Discussion in 'Journalism topics only' started by Mizzougrad96, Feb 27, 2007.

  1. Mizzougrad96

    Mizzougrad96 Active Member

    A friend of mine is a professor at a relatively small J-school. As part of the curriculum, he showed 'Shattered Glass' to the class. They also talked extensively about Jayson Blair. I thought doing both were great ideas since so much can be learned from both incidents.

    About a month after they did that, my friend got the sense that some of the stories that were being turned in were completely fake. Since he had been pitching the best of the stories to the local paper, to help the students get some much-needed clips, this scared the hell out of him.

    He ended up checking the stories of all 20 of his students and found out that six of them were writing stuff that was completely fabricated.

    He couldn't help but wonder if showing the film and talking about it and Blair gave the kids the idea... It may have, but isn't that pretty fucking scary about the next crop of journalists. I hate to say it, but I'll bet this is happening a lot more than we know...
     
  2. Editude

    Editude Active Member

    On the (latest) blogs thread, someone said a clarification needed to run because the content that the writer pasted from a blog had been updated in the meantime. Pasted from a blog?
     
  3. Shaggy

    Shaggy Guest

    When it came to J-School assignments, I often used friends for quotes even though we were supposed to use strangers. I've never done that professionally.

    Come to think of it, I used my aunt as a quote once on a story about chihuahua owners.
     
  4. Idaho

    Idaho Active Member

    This thread is screaming deep_background and his Clint Eastwood is dead thread.
     
  5. Flying Headbutt

    Flying Headbutt Moderator Staff Member

    I once made up an interview for a non-journalism class. It was a one-page paper and I just used info my friend told me regarding his DUI ordeal in the months before. Used one of my roommates name as the lawyer and made it sound as legit as ever. It just didn't seem like a good use of time to set up an interview with a lawyer for a one page diddy for a class of 300 people. Everything was factual, I guess I just had my friend live out the experience for me. It was the only good thing that came from his DUI, since he went and got a second one a few years later. That finally taught him and now he doesn't drink at all.
     
  6. gospringboks

    gospringboks Member

    I think it probably happened just as much back in the day and today; some of my old-school j-profs, including several that worked at some of the best papers in the nation said people were caught making stuff up/fabricating quotes/etc, even at the highest levels.

    But with the Internet now, it's much, much easier to check up on stuff.
     
  7. awriter

    awriter Active Member

    Once had to do a feature for a j-school class on one of the other students who had met the president. He showed me the article from his hometown paper and said, "Just make something up." So I did. And got an A.
     
  8. joe king

    joe king Active Member

    You're fired.
     
  9. ballscribe

    ballscribe Active Member

    I made up a few things in J-School, too.

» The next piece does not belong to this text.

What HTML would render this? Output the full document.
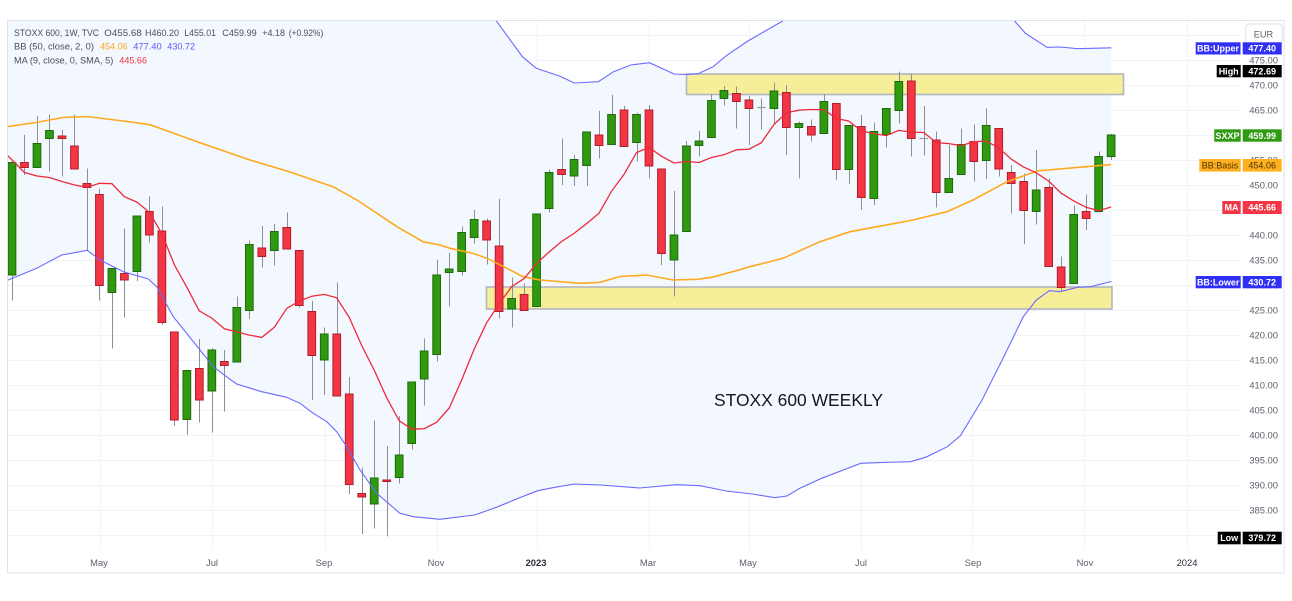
<!DOCTYPE html>
<html><head><meta charset="utf-8"><style>
html,body{margin:0;padding:0;background:#fff;}
svg{display:block;font-family:"Liberation Sans",Arial,sans-serif;}
</style></head><body>
<svg id="s" width="1292" height="601" viewBox="0 0 1292 601" xmlns="http://www.w3.org/2000/svg">
<defs><clipPath id="pane"><rect x="8" y="21" width="1234" height="529"/></clipPath></defs>
<rect x="0" y="0" width="1292" height="601" fill="#fff"/>
<rect x="7.5" y="20.5" width="1276.5" height="552.5" fill="#fff" stroke="#e0e3eb" stroke-width="1"/>
<g id="grid" stroke="#f0f3fa" stroke-width="1"></g>
<g clip-path="url(#pane)">
  <polygon id="bbfill" fill="#f2f8fd"/>
  <rect x="686.5" y="74" width="437" height="20.5" fill="#f6ee98" stroke="#b3b6be" stroke-width="1.6"/>
  <rect x="486.5" y="287" width="625.5" height="22" fill="#f6ee98" stroke="#b3b6be" stroke-width="1.6"/>
  <g id="candles"></g>
  <polyline id="upper" fill="none" stroke="#6a6aff" stroke-width="1.1"/>
  <polyline id="lower" fill="none" stroke="#6a6aff" stroke-width="1.1"/>
  <polyline id="basis" fill="none" stroke="#ffa91f" stroke-width="1.6"/>
  <polyline id="ma" fill="none" stroke="#ee2a3c" stroke-width="1.3"/>
</g>
<text x="714" y="406" font-size="17.5" fill="#131722" textLength="169" lengthAdjust="spacingAndGlyphs">STOXX 600 WEEKLY</text>

<g font-size="9" fill="#4a4e59">
<text x="14" y="35.8" textLength="85" lengthAdjust="spacingAndGlyphs">STOXX 600, 1W, TVC</text>
<text x="104.3" y="35.8" textLength="37.4" lengthAdjust="spacingAndGlyphs">O455.68</text>
<text x="145" y="35.8" textLength="34" lengthAdjust="spacingAndGlyphs">H460.20</text>
<text x="184.3" y="35.8" textLength="31.7" lengthAdjust="spacingAndGlyphs">L455.01</text>
<text x="222.3" y="35.8" textLength="34.4" lengthAdjust="spacingAndGlyphs">C459.99</text>
<text x="262.3" y="35.8" textLength="22.7" lengthAdjust="spacingAndGlyphs">+4.18</text>
<text x="288.7" y="35.8" textLength="34.6" lengthAdjust="spacingAndGlyphs">(+0.92%)</text>
<text x="14" y="49.4" textLength="80" lengthAdjust="spacingAndGlyphs">BB (50, close, 2, 0)</text>
<text x="100" y="49.4" textLength="27.7" lengthAdjust="spacingAndGlyphs" fill="#ffa91f">454.06</text>
<text x="133.3" y="49.4" textLength="28.4" lengthAdjust="spacingAndGlyphs" fill="#5b5bff">477.40</text>
<text x="167.3" y="49.4" textLength="27.7" lengthAdjust="spacingAndGlyphs" fill="#5b5bff">430.72</text>
<text x="14" y="63.3" textLength="99.3" lengthAdjust="spacingAndGlyphs">MA (9, close, 0, SMA, 5)</text>
<text x="119.3" y="63.3" textLength="27.7" lengthAdjust="spacingAndGlyphs" fill="#f23645">445.66</text>
</g>

<g font-size="9.4" fill="#5d606b" text-anchor="end">
<text x="1278" y="63.3">475.00</text>
<text x="1278" y="88.3">470.00</text>
<text x="1278" y="113.3">465.00</text>
<text x="1278" y="138.3">460.00</text>
<text x="1278" y="163.3">455.00</text>
<text x="1278" y="188.3">450.00</text>
<text x="1278" y="213.3">445.00</text>
<text x="1278" y="238.3">440.00</text>
<text x="1278" y="263.3">435.00</text>
<text x="1278" y="288.3">430.00</text>
<text x="1278" y="313.3">425.00</text>
<text x="1278" y="338.3">420.00</text>
<text x="1278" y="363.3">415.00</text>
<text x="1278" y="388.3">410.00</text>
<text x="1278" y="413.3">405.00</text>
<text x="1278" y="438.3">400.00</text>
<text x="1278" y="463.3">395.00</text>
<text x="1278" y="488.3">390.00</text>
<text x="1278" y="513.3">385.00</text>
<text x="1278" y="538.3">380.00</text>
</g>

<rect x="1245.7" y="24" width="36.6" height="20" rx="3" fill="#fff" stroke="#e0e3eb"/>
<text x="1263.5" y="37.3" font-size="9.2" fill="#5d606b" text-anchor="middle">EUR</text>

<g font-size="9" text-anchor="middle" font-weight="bold">
<rect x="1195.7" y="42.3" width="44.8" height="12.2" fill="#3030f5"/>
<rect x="1242.7" y="42.3" width="39" height="12.2" fill="#3030f5"/>
<text x="1218" y="51.6" fill="#fff">BB:Upper</text>
<text x="1262.2" y="51.6" fill="#fff">477.40</text>

<rect x="1216.7" y="65" width="24" height="12.3" fill="#000"/>
<rect x="1242.7" y="65" width="39" height="12.3" fill="#000"/>
<text x="1228.7" y="74.4" fill="#fff">High</text>
<text x="1262.2" y="74.4" fill="#fff">472.69</text>

<rect x="1214.3" y="129.3" width="26.4" height="12.4" fill="#2f9a12"/>
<rect x="1242.7" y="129.3" width="39" height="12.4" fill="#2f9a12"/>
<text x="1227.5" y="138.8" fill="#fff">SXXP</text>
<text x="1262.2" y="138.8" fill="#fff">459.99</text>

<rect x="1199.3" y="159" width="41.4" height="12.6" fill="#ffb020"/>
<rect x="1242.7" y="159" width="39" height="12.6" fill="#ffb020"/>
<text x="1220" y="168.5" fill="#4a3400" font-weight="normal">BB:Basis</text>
<text x="1262.2" y="168.5" fill="#4a3400" font-weight="normal">454.06</text>

<rect x="1222.3" y="201" width="18.4" height="13" fill="#f23645"/>
<rect x="1242.7" y="201" width="39" height="13" fill="#f23645"/>
<text x="1231.5" y="210.7" fill="#fff">MA</text>
<text x="1262.2" y="210.7" fill="#fff">445.66</text>

<rect x="1195.7" y="276" width="45" height="12.3" fill="#3030f5"/>
<rect x="1242.7" y="276" width="39" height="12.3" fill="#3030f5"/>
<text x="1218.2" y="285.4" fill="#fff">BB:Lower</text>
<text x="1262.2" y="285.4" fill="#fff">430.72</text>

<rect x="1217.7" y="531.7" width="23" height="12.6" fill="#000"/>
<rect x="1242.7" y="531.7" width="39" height="12.6" fill="#000"/>
<text x="1229.2" y="541.2" fill="#fff">Low</text>
<text x="1262.2" y="541.2" fill="#fff">379.72</text>
</g>

<g font-size="9.4" fill="#5d606b" text-anchor="middle">
<text x="99" y="566">May</text>
<text x="212" y="566">Jul</text>
<text x="324" y="566">Sep</text>
<text x="436" y="566">Nov</text>
<text x="536" y="566" font-weight="bold" fill="#2a2e39">2023</text>
<text x="648" y="566">Mar</text>
<text x="748" y="566">May</text>
<text x="861" y="566">Jul</text>
<text x="973" y="566">Sep</text>
<text x="1085" y="566">Nov</text>
<text x="1187" y="566" fill="#2a2e39">2024</text>
</g>
</svg>
<script>
(function(){
var D=[[432,454.5,426.9,454.5],[454.5,460,452,453.5],[453.5,463.8,453.5,458.3],[459.3,464.1,452.7,460.9],[459.8,461,451.7,459.3],[457.8,464.1,453.2,453.2],[450.3,453.3,436.9,449.5],[448.1,449.3,426.9,429.9],[428.5,433.3,417.3,433.3],[432.3,441.3,423.5,431],
[432.7,443.8,430.8,443.8],[444.7,447.7,438.5,440],[440.8,445.7,422,422.5],[420.6,420.6,401.8,403],[403.1,412.9,400,412.9],[413.3,419.2,402.5,407],[408.8,417.4,400.5,417],[414.7,417,404.7,413.9],[414.6,427.7,414.6,425.5],[424.9,438.9,423.2,438.1],
[437.4,441.8,433.5,435.7],[436.9,442.2,433.9,440.7],[441.5,444.5,437.2,437.2],[436.9,436.9,425.5,425.9],[424.7,426.8,407,415.9],[415,421.5,408,420.2],[420.2,430.5,407.8,407.8],[408.2,411.6,388.2,390.1],[388.3,393.5,380.2,387.6],[386.2,402.9,381.3,391.4],
[391,397.8,379.72,390.8],[391.5,403.8,390.3,396],[398.3,410.6,397.1,410.6],[411.2,419.3,405.9,416.8],[416.1,435.1,414.7,432],[432.5,436.4,425.7,433.2],[432.7,441.7,431.9,440.5],[439.5,445,438.3,443.1],[442.8,443.3,434.1,439],[437.8,447.2,423.3,424.7],
[425.2,431.5,421.5,427.3],[428.1,430.3,424.9,424.9],[425.7,444.2,425.7,444.2],[445.3,453.1,444.5,452.5],[453.1,459.3,450,452.1],[451.8,456,449.8,455.1],[453.9,460.6,449.8,460.6],[460,464.8,455.3,457.9],[458.1,468,458.1,464.1],[465,465.8,457.7,457.7],
[458.5,464.5,454.7,464.1],[465,466,451.3,453.8],[453.2,453.2,434,436.3],[435,448.8,427.7,440],[440.7,458.8,440.7,457.8],[457.9,460.8,455.7,458.8],[459.5,468.1,459.5,466.9],[467.3,469.8,465.9,468.9],[468.3,469.7,461.3,466.7],[467,467.8,458,465.3],
[465.5,467.3,461.1,465.5],[465.3,470.5,462.3,468.8],[468.5,470,456,461.5],[461.5,462.7,451.3,462.3],[461.7,463.1,458.7,460],[460.3,468.2,460.3,466.7],[466.3,466.3,451,453.1],[453.1,461.9,450.2,461.9],[461.7,464,445,447.5],[447.3,462.5,446,460.7],
[460.1,465.3,457.5,465.3],[464.9,472.69,462.3,470.7],[470.8,472.2,455.7,459.3],[459.3,465.8,455.9,459.3],[459,460.7,445.5,448.5],[448.5,458,448.5,451.3],[452.1,461.3,452.1,458.1],[458.7,462.1,450.7,454.7],[454.9,465.3,451.2,461.9],[461.3,461.3,451.7,453.2],
[452.5,454,444.3,450.3],[450.7,452.3,438.2,444.9],[444.7,457,442.1,449],[449.5,451.3,433.7,433.7],[433.6,435.7,428.7,429.5],[430.3,445.9,430.3,444.1],[444.7,448.1,441,443.3],[444.7,456.7,444.7,455.7],[455.68,460.2,455.01,459.99]];
function y(p){return 110+(465-p)*5;}
function X(i){return 12+12.49*i;}
var g='';
for(var i=0;i<D.length;i++){
 var o=D[i][0],h=D[i][1],l=D[i][2],c=D[i][3],cx=X(i),wx=Math.round(cx)+0.5;
 g+='<line x1="'+wx+'" y1="'+y(h).toFixed(1)+'" x2="'+wx+'" y2="'+y(l).toFixed(1)+'" stroke="#8c8f98" stroke-width="1"/>';
 if(Math.abs(c-o)<0.05){
  g+='<line x1="'+(cx-4.3).toFixed(1)+'" y1="'+y(c).toFixed(1)+'" x2="'+(cx+4.3).toFixed(1)+'" y2="'+y(c).toFixed(1)+'" stroke="#9a9ca3" stroke-width="1.2"/>';
 } else {
  var up=c>o, t=y(Math.max(o,c)), b=y(Math.min(o,c)), hh=Math.max(b-t,1.5);
  g+='<rect x="'+(cx-3.85).toFixed(2)+'" y="'+t.toFixed(1)+'" width="7.7" height="'+hh.toFixed(1)+'" fill="'+(up?'#2f9a10':'#f23645')+'" stroke="'+(up?'#1f6a0c':'#b21d2b')+'" stroke-width="1"/>';
 }
}
document.getElementById('candles').innerHTML=g;
var ma=[[7,155],[12,160],[24.5,172.5],[37,176],[49.5,177.5],[62,181.5],[74.5,185],[87,187.3],[99.5,183.3]];
for(var i=8;i<D.length;i++){var s=0;for(var k=i-8;k<=i;k++)s+=D[k][3];ma.push([X(i),y(s/9)]);}
function P(a){return a.map(function(p){return p[0].toFixed(1)+','+p[1].toFixed(1);}).join(' ');}
document.getElementById('ma').setAttribute('points',P(ma));
var basis=[[7,126.7],[36,122.5],[63,117.5],[87,116.5],[127,121.5],[150,124.7],[173,133],[200,142.7],[250,160],[290,172],[333,186.7],[357,200],[397,226.7],[423,241.7],[440,245],[450,248.3],[473,253.3],[487,258.3],[507,268.3],[523,276.7],[540,280],[580,283.3],[600,282.3],[620,276.5],[647,275],[673,280],[697,279.3],[712,277.3],[739,270],[750,266.7],[783,258.3],[820,241.7],[850,231.7],[890,224.3],[913,220],[947,211.7],[973,200],[1007,181.7],[1037,171],[1067,168.3],[1111,164.6]];
var upper=[[7,-60],[480,-60],[490,5],[496.4,21],[522.4,56.7],[536.3,68.3],[559.3,76],[574.4,83],[598.3,81.7],[613.5,71.7],[630.8,65],[649.5,62.7],[674,74],[686,74.5],[698,73.7],[713.2,66.7],[726.2,55.7],[747.9,41],[765.2,31],[782.6,21],[795,10],[850,-30],[950,-30],[1005,5],[1014.6,21],[1025.4,33.3],[1047.1,47.3],[1060.1,47],[1077.5,48.7],[1111.3,47.8]];
var lower=[[7,280.5],[36.7,268.3],[61.7,255],[87.3,250.3],[100,260],[123.3,271.7],[148.3,279],[156.7,286.7],[173.3,316.7],[200,350],[213.3,366.7],[230,379.3],[236.7,384],[261.7,391.7],[286.7,397.3],[300,403.3],[313.3,413.3],[326.7,421.7],[336.7,431.7],[346.7,446.7],[360,470],[376.7,493.3],[400,513.3],[413.3,516.7],[440,519.3],[474.7,515],[496.4,507.3],[515.9,499.3],[537.6,490.7],[554.9,487.3],[574.4,484],[600.5,485],[639.5,488],[676.3,484.7],[700.2,485.7],[726.2,491],[752.2,494],[774.8,497.7],[786.9,496],[799.9,488.3],[821.6,478.3],[843.3,470],[860.6,463.3],[886.7,462.3],[910.5,461.7],[925.7,457.3],[947.4,446.7],[960.4,435.7],[982.1,400],[1003.8,356.7],[1023.3,316.7],[1036.3,300],[1049.3,290.7],[1060.1,291.7],[1077.5,287.3],[1090.5,286.7],[1111.3,281.5]];
document.getElementById('basis').setAttribute('points',P(basis));
document.getElementById('upper').setAttribute('points',P(upper));
document.getElementById('lower').setAttribute('points',P(lower));
document.getElementById('bbfill').setAttribute('points',P(upper.concat(lower.slice().reverse())));
var gr='';
for(var yy=35;yy<=535;yy+=25)gr+='<line x1="8" y1="'+(yy+0.5)+'" x2="1242" y2="'+(yy+0.5)+'"/>';
[100,212,325,437,537,649,749,861,972,1084,1187].forEach(function(x){gr+='<line x1="'+(x+0.5)+'" y1="21" x2="'+(x+0.5)+'" y2="550"/>';});
document.getElementById('grid').innerHTML=gr;
})();
</script>
</body></html>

I must admit.
    And I'm sure I wasn't the only one.
    Just didn't want to bother real, live people for a stupid school assignment that had little to do with reality.
    But we didn't have a teacher pimping our stuff to the local paper. Had I known that, I wouldn't have done it.
    Those kids are even more stupid than we were...
     
  10. Oz

    Oz Well-Known Member

    I'm going to continue to hold out hope that kids like Huska are the norm, not the exception. Because if that's true, then this profession has nothing to worry about.
     
  11. Boobie Miles

    Boobie Miles Active Member

    I'm with everything you said for the same reasons. It seemed silly to bother important people for a class assignment. No need for anyone to get holier than thou... I worked for the student paper (where I learned expotentially more about this than I ever did in a class) and never fabricated anything or cut any corners.

    I also bullshitted just about every paper I wrote in college and used to use cheat sheets in math class in high school. I do not feel bad about this at all, most of the work in school is complete bullshit. I've never done any of that when writing for publication because that I did/do actually care about.

    If these stories weren't being submitted to the local paper I wouldn't think this was a big deal -- if the kids were fabricating things just because they were lazy or too busy with other work to find the time to do the interviews or for the reasons ballscribe and I did it. Now if they are learning from this and think this is ok to do, then obviously it's not too good.
     
  12. cougargirl

    cougargirl Active Member

    On that note, I have met younger, fresh-out-of-school journalists who give me hope for the future of the profession. My hope for those individuals, however, is that they get the right guidance as well as possess the right motivation in this field.